Poindexter contends the district court misread the statute because a claim cannot arise until after a demand for satisfaction has been made and the 90-and 10-day periods have passed. Under Poindexter's reading of the statute, her claim was timely because it was filed within two years of when she demanded that MBCC record a certificate of satisfaction.

We disagree with Poindexter's interpretation of § 55-66.3(A)(1). The statute plainly provides that the $500 forfeiture right arises by operation of law when a creditor fails to file a certificate of satisfaction " within 90 days after payment." Poindexter's cause of action to collect the forfeiture thus arose on the ninety-first day after payment. Because Poindexter satisfied her obligation on the Audi in 2004, a claim filed in 2013 falls well outside the two-year limitations period.
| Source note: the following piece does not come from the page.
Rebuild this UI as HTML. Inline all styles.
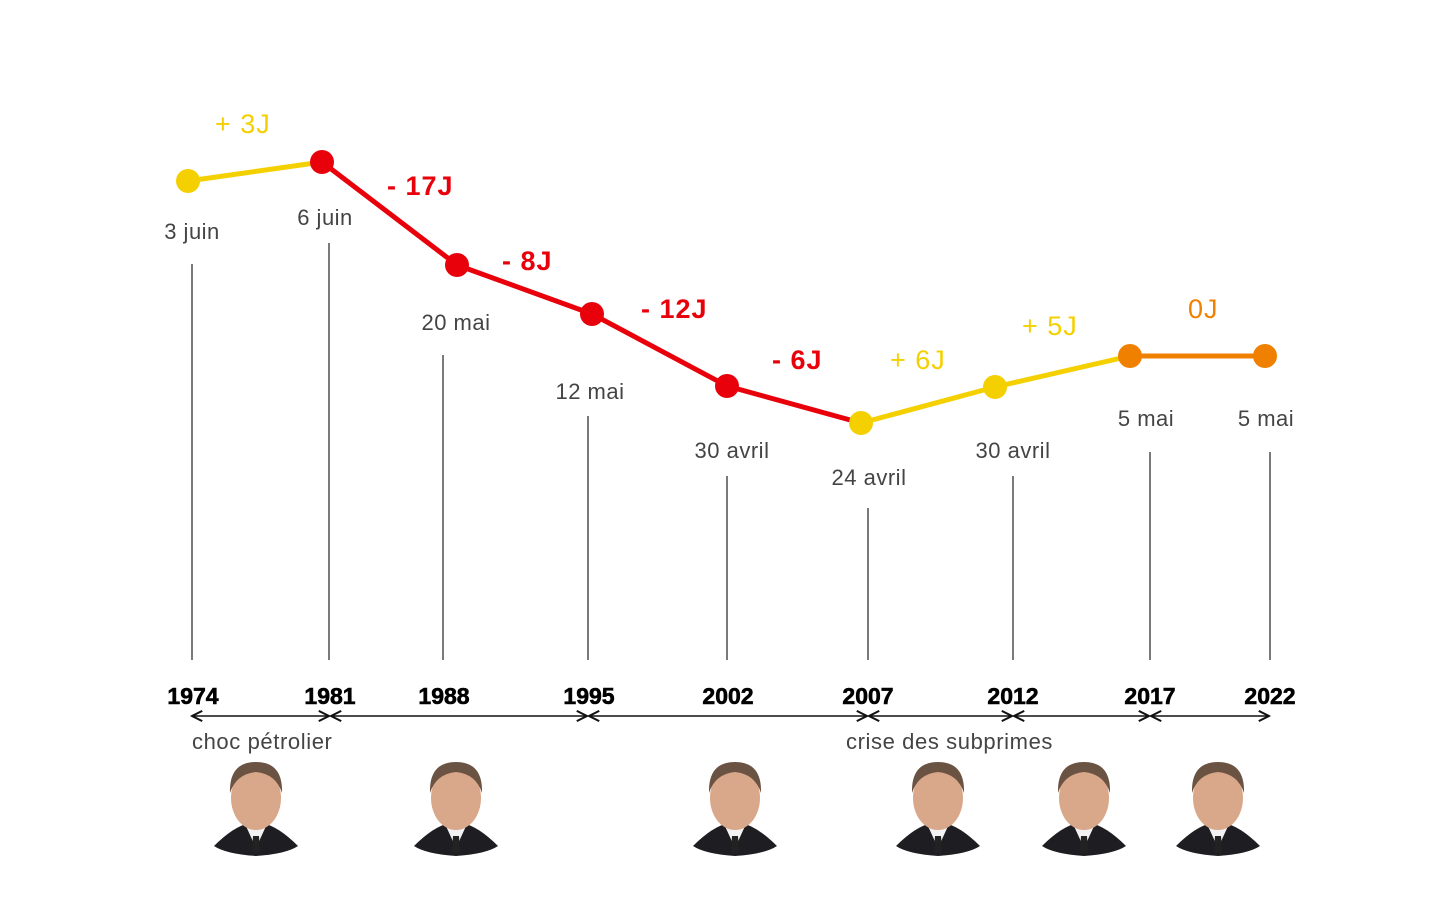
<!DOCTYPE html>
<html><head><meta charset="utf-8"><style>
html,body{margin:0;padding:0;background:#fff;}
svg{display:block;font-family:"Liberation Sans",sans-serif;}
</style></head><body>
<svg width="1440" height="900" viewBox="0 0 1440 900">
<defs>
<marker id="ar" viewBox="0 0 10 10" refX="9" refY="5" markerWidth="8" markerHeight="8" orient="auto-start-reverse"><path d="M1,1 L9,5 L1,9" fill="none" stroke="#111" stroke-width="1.6"/></marker>
<g id="face">
<path d="M-42,50 Q-22,30 -6,27 L6,27 Q22,30 42,50 Q30,58 0,60 Q-30,58 -42,50Z" fill="#1e1e22"/>
<path d="M-11,28 L0,52 L11,28Z" fill="#f2f2f2"/>
<path d="M-3,40 L3,40 L4,57 L-4,57Z" fill="#222"/>
<ellipse cx="0" cy="2" rx="25" ry="32" fill="#d9a88a"/>
<path d="M-26,-3 Q-27,-34 0,-34 Q27,-34 26,-3 Q20,-22 0,-24 Q-20,-22 -26,-3Z" fill="#6b5344"/>
</g>
</defs>
<g stroke="#333" stroke-width="1.3">
<line x1="192" y1="264" x2="192" y2="660"/>
<line x1="329" y1="243" x2="329" y2="660"/>
<line x1="443" y1="355" x2="443" y2="660"/>
<line x1="588" y1="416" x2="588" y2="660"/>
<line x1="727" y1="476" x2="727" y2="660"/>
<line x1="868" y1="508" x2="868" y2="660"/>
<line x1="1013" y1="476" x2="1013" y2="660"/>
<line x1="1150" y1="452" x2="1150" y2="660"/>
<line x1="1270" y1="452" x2="1270" y2="660"/>
</g>
<g fill="none" stroke-width="5" stroke-linejoin="round" stroke-linecap="round">
<polyline points="188,181 322,162" stroke="#f5d000"/>
<polyline points="322,162 457,265 592,314 727,386 861,423" stroke="#e8000b"/>
<polyline points="861,423 995,387 1130,356" stroke="#f5d000"/>
<polyline points="1130,356 1265,356" stroke="#f08000"/>
</g>
<g>
<circle cx="188" cy="181" r="12" fill="#f5d000"/>
<circle cx="322" cy="162" r="12" fill="#e8000b"/>
<circle cx="457" cy="265" r="12" fill="#e8000b"/>
<circle cx="592" cy="314" r="12" fill="#e8000b"/>
<circle cx="727" cy="386" r="12" fill="#e8000b"/>
<circle cx="861" cy="423" r="12" fill="#f5d000"/>
<circle cx="995" cy="387" r="12" fill="#f5d000"/>
<circle cx="1130" cy="356" r="12" fill="#f08000"/>
<circle cx="1265" cy="356" r="12" fill="#f08000"/>
</g>
<g font-size="27">
<text x="215" y="133" fill="#f5d000" letter-spacing="1">+ 3J</text>
<text x="387" y="195" fill="#e8000b" font-weight="bold" letter-spacing="1">- 17J</text>
<text x="502" y="270" fill="#e8000b" font-weight="bold" letter-spacing="1">- 8J</text>
<text x="641" y="318" fill="#e8000b" font-weight="bold" letter-spacing="1">- 12J</text>
<text x="772" y="369" fill="#e8000b" font-weight="bold" letter-spacing="1">- 6J</text>
<text x="890" y="369" fill="#f5d000" letter-spacing="1">+ 6J</text>
<text x="1022" y="335" fill="#f5d000" letter-spacing="1">+ 5J</text>
<text x="1188" y="318" fill="#f08000" letter-spacing="1">0J</text>
</g>
<g font-size="22" fill="#444" text-anchor="middle" letter-spacing="0.5">
<text x="192" y="239">3 juin</text>
<text x="325" y="225">6 juin</text>
<text x="456" y="330">20 mai</text>
<text x="590" y="399">12 mai</text>
<text x="732" y="458">30 avril</text>
<text x="869" y="485">24 avril</text>
<text x="1013" y="458">30 avril</text>
<text x="1146" y="426">5 mai</text>
<text x="1266" y="426">5 mai</text>
</g>
<g font-size="23" font-weight="bold" fill="#000" text-anchor="middle" stroke="#000" stroke-width="0.6">
<text x="193" y="704">1974</text>
<text x="330" y="704">1981</text>
<text x="444" y="704">1988</text>
<text x="589" y="704">1995</text>
<text x="728" y="704">2002</text>
<text x="868" y="704">2007</text>
<text x="1013" y="704">2012</text>
<text x="1150" y="704">2017</text>
<text x="1270" y="704">2022</text>
</g>
<g stroke="#111" stroke-width="1.6" marker-start="url(#ar)" marker-end="url(#ar)">
<line x1="192" y1="716" x2="329" y2="716"/>
<line x1="331" y1="716" x2="587" y2="716"/>
<line x1="589" y1="716" x2="867" y2="716"/>
<line x1="869" y1="716" x2="1012" y2="716"/>
<line x1="1014" y1="716" x2="1149" y2="716"/>
<line x1="1151" y1="716" x2="1269" y2="716"/>
</g>
<g font-size="22" fill="#444" letter-spacing="0.6">
<text x="192" y="749">choc pétrolier</text>
<text x="846" y="749">crise des subprimes</text>
</g>
<use href="#face" x="256" y="796"/>
<use href="#face" x="456" y="796"/>
<use href="#face" x="735" y="796"/>
<use href="#face" x="938" y="796"/>
<use href="#face" x="1084" y="796"/>
<use href="#face" x="1218" y="796"/>
</svg>
</body></html>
The statutory language about a written demand for payment of the forfeiture does not alter this analysis. That language does not refer to demanding that a lender file a certificate of satisfaction, but refers to a demand to pay the $500 forfeiture. Moreover, it does not affect when an obligor can collect the $500 forfeiture for failure to timely file a certificate of satisfaction, but instead refers to when an additional sum can also be collected for failure to pay the forfeiture. Consequently, the district court properly held that Poindexter's claim was untimely.[7]


For these reasons, we affirm the district court's judgment in favor of MBCC.[8] Nonetheless, we note the substandard nature of MBCC's conduct in releasing the lien on Poindexter's home. While the various statutory barriers cited negate Poindexter's claims, had she acted diligently she may have had viable claims at least as to breach of contract and Va. Code § 55-66.3(B). MBCC would be well served to review its business practices to forestall such claims in future cases.